### DATA PROVIDED
__________________________________________________
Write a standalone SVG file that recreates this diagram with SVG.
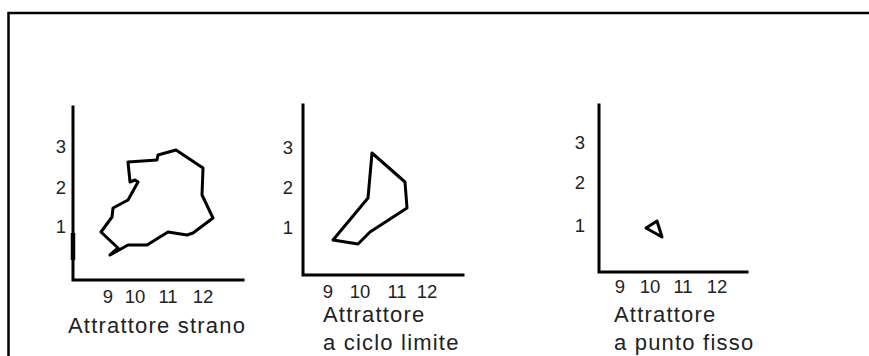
__________________________________________________
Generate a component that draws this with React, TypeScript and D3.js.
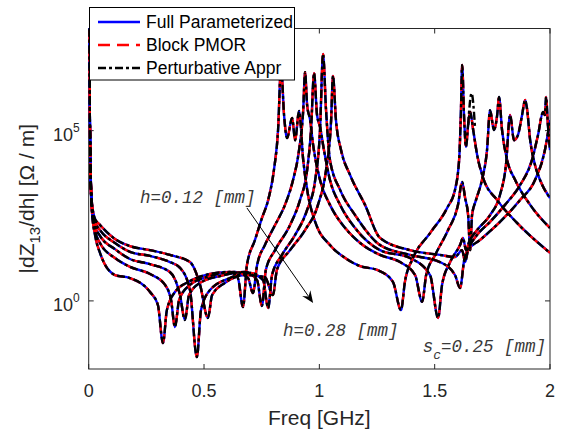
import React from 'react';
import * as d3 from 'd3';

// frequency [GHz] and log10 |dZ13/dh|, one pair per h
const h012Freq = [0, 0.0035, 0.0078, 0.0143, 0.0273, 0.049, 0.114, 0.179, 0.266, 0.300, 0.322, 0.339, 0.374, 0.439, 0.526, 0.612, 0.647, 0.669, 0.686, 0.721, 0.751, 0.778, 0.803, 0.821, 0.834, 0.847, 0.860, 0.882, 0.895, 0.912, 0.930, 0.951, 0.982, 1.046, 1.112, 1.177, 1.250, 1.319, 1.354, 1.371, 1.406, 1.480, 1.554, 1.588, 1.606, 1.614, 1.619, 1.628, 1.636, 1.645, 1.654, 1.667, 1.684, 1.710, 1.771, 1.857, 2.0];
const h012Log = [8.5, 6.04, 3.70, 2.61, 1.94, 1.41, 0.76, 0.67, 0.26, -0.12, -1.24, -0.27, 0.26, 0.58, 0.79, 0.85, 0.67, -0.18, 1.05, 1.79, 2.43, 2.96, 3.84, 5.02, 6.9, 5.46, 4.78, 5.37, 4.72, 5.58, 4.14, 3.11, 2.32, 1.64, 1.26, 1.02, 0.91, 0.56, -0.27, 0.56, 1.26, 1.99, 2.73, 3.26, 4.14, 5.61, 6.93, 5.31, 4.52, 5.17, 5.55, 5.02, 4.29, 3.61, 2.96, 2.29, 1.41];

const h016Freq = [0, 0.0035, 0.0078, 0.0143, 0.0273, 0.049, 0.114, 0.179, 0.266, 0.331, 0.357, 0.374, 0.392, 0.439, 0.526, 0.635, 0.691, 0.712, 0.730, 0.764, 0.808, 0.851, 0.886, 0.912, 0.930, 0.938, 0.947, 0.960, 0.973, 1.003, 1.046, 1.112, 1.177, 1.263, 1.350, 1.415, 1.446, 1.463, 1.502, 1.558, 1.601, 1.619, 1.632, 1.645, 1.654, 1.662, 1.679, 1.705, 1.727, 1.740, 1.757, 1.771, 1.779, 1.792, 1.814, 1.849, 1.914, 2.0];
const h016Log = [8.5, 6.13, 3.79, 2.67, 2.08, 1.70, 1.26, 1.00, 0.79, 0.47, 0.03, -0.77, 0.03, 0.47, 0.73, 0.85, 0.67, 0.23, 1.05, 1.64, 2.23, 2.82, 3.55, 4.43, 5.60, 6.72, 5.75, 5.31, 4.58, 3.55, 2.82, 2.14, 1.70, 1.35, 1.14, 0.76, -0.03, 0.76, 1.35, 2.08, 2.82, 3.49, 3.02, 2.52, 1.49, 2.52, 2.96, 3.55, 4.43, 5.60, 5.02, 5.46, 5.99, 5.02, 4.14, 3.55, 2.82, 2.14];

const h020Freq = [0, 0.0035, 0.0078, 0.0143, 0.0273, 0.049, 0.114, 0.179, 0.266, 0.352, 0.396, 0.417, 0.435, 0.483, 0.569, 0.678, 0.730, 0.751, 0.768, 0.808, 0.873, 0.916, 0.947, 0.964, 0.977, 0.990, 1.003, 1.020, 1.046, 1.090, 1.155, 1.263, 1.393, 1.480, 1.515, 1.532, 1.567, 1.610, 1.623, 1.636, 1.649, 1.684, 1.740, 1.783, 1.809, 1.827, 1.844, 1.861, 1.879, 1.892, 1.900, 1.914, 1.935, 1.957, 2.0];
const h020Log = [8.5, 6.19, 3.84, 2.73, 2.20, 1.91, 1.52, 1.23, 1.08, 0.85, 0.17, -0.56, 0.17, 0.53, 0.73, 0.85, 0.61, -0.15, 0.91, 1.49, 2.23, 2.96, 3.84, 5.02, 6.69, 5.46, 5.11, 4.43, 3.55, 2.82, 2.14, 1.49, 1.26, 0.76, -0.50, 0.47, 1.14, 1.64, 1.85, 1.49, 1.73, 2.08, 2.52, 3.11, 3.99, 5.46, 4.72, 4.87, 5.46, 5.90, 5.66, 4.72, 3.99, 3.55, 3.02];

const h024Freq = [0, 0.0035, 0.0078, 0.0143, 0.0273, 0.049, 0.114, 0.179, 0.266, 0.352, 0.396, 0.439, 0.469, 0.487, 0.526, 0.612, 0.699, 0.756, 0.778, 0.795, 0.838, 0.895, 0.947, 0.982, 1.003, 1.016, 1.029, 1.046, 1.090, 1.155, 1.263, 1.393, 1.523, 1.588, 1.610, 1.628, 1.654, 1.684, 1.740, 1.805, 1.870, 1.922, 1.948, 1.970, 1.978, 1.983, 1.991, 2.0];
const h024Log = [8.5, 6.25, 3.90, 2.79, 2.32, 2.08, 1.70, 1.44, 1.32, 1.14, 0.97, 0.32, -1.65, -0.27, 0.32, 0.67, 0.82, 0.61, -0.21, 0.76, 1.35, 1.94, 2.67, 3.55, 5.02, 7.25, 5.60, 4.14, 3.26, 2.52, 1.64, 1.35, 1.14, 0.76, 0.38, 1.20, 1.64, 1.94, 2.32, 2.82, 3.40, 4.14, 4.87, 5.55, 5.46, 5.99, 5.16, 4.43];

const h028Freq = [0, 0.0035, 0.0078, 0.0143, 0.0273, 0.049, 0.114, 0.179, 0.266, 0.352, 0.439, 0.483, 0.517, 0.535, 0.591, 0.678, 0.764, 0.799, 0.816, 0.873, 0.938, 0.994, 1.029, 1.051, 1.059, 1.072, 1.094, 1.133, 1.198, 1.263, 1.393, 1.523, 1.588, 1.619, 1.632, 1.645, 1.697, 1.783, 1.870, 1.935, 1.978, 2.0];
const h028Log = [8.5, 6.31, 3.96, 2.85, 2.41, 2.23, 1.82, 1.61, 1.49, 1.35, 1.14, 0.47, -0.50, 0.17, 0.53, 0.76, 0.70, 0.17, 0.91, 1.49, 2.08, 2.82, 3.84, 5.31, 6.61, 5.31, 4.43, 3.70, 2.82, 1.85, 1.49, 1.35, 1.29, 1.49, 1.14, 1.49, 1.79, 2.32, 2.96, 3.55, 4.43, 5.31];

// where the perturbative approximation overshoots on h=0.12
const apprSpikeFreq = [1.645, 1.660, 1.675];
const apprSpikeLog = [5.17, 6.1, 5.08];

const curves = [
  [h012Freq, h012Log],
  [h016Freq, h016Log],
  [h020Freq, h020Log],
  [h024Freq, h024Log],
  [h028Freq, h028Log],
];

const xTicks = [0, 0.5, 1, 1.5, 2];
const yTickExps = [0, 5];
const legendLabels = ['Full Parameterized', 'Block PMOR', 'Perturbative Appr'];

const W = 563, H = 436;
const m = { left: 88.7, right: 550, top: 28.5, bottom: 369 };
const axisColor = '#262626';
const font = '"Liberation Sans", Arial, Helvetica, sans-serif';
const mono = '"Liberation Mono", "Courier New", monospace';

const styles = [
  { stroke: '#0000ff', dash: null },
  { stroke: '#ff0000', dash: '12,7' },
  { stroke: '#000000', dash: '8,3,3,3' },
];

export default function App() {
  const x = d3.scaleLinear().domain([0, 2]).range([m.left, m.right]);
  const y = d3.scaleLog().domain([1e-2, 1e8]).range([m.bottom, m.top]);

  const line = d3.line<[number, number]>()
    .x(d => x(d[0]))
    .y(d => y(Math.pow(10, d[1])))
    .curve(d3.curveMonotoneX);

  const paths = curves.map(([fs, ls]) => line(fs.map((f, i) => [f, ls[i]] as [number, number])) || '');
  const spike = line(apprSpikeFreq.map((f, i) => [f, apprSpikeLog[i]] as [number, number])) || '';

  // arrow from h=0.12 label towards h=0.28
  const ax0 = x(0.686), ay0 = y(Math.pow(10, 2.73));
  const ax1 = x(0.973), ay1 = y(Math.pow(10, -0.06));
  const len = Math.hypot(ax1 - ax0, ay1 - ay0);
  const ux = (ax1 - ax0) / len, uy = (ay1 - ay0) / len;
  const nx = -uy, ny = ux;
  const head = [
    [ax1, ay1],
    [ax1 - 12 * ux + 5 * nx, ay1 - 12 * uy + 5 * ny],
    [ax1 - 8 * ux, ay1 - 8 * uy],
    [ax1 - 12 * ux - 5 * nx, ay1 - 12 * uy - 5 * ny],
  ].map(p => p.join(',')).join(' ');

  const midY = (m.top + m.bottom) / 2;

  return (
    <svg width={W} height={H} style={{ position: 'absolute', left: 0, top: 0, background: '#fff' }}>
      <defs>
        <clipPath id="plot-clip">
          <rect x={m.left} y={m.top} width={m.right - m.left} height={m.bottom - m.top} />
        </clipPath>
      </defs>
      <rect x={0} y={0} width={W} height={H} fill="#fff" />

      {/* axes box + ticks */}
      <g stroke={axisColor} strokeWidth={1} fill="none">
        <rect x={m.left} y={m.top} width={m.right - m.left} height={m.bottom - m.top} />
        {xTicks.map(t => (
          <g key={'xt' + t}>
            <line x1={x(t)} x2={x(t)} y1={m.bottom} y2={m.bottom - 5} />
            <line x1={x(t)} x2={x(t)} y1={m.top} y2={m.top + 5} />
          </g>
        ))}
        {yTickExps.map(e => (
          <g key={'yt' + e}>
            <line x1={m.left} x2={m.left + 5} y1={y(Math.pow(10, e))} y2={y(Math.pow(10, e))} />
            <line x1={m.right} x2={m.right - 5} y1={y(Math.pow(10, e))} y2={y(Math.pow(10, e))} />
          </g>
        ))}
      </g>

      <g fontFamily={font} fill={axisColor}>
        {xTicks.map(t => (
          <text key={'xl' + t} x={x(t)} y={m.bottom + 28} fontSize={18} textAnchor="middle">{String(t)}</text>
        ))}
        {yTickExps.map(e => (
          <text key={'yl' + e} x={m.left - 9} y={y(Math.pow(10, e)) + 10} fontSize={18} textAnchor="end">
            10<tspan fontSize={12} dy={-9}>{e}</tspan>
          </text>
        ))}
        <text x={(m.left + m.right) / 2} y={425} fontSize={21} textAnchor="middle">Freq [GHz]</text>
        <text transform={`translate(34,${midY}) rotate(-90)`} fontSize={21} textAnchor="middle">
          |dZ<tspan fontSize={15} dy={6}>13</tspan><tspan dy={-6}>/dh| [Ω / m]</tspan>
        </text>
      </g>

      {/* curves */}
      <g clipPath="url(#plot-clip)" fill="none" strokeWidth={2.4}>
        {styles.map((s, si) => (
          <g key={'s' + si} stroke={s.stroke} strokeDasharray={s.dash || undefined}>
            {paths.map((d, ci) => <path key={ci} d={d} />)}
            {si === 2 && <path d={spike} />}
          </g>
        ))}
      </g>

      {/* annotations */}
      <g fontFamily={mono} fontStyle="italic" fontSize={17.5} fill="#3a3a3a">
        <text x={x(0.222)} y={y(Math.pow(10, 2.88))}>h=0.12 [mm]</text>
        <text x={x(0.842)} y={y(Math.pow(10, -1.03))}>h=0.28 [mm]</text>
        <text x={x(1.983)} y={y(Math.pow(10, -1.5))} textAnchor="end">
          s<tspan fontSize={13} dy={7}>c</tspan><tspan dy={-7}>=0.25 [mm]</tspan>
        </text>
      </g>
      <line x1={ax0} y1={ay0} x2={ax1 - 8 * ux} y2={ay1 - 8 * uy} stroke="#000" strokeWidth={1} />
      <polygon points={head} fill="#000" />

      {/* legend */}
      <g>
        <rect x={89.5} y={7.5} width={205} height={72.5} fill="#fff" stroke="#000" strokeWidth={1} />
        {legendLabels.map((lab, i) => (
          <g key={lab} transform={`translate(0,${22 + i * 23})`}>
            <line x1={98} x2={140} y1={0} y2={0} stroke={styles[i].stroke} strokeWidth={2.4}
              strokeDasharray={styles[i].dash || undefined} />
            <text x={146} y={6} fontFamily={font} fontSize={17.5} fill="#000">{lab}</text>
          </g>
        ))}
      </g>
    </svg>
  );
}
__________________________________________________
### PROBLEM STATEMENT
Every line from the one containing "Generate a component" to the one containing "import * as d3 from 'd3';" should be output exactly, both ends included. Nothing else goes in, and no pictures either.

### TASK OUTPUT
Generate a component that draws this with React, TypeScript and D3.js.
import React from 'react';
import * as d3 from 'd3';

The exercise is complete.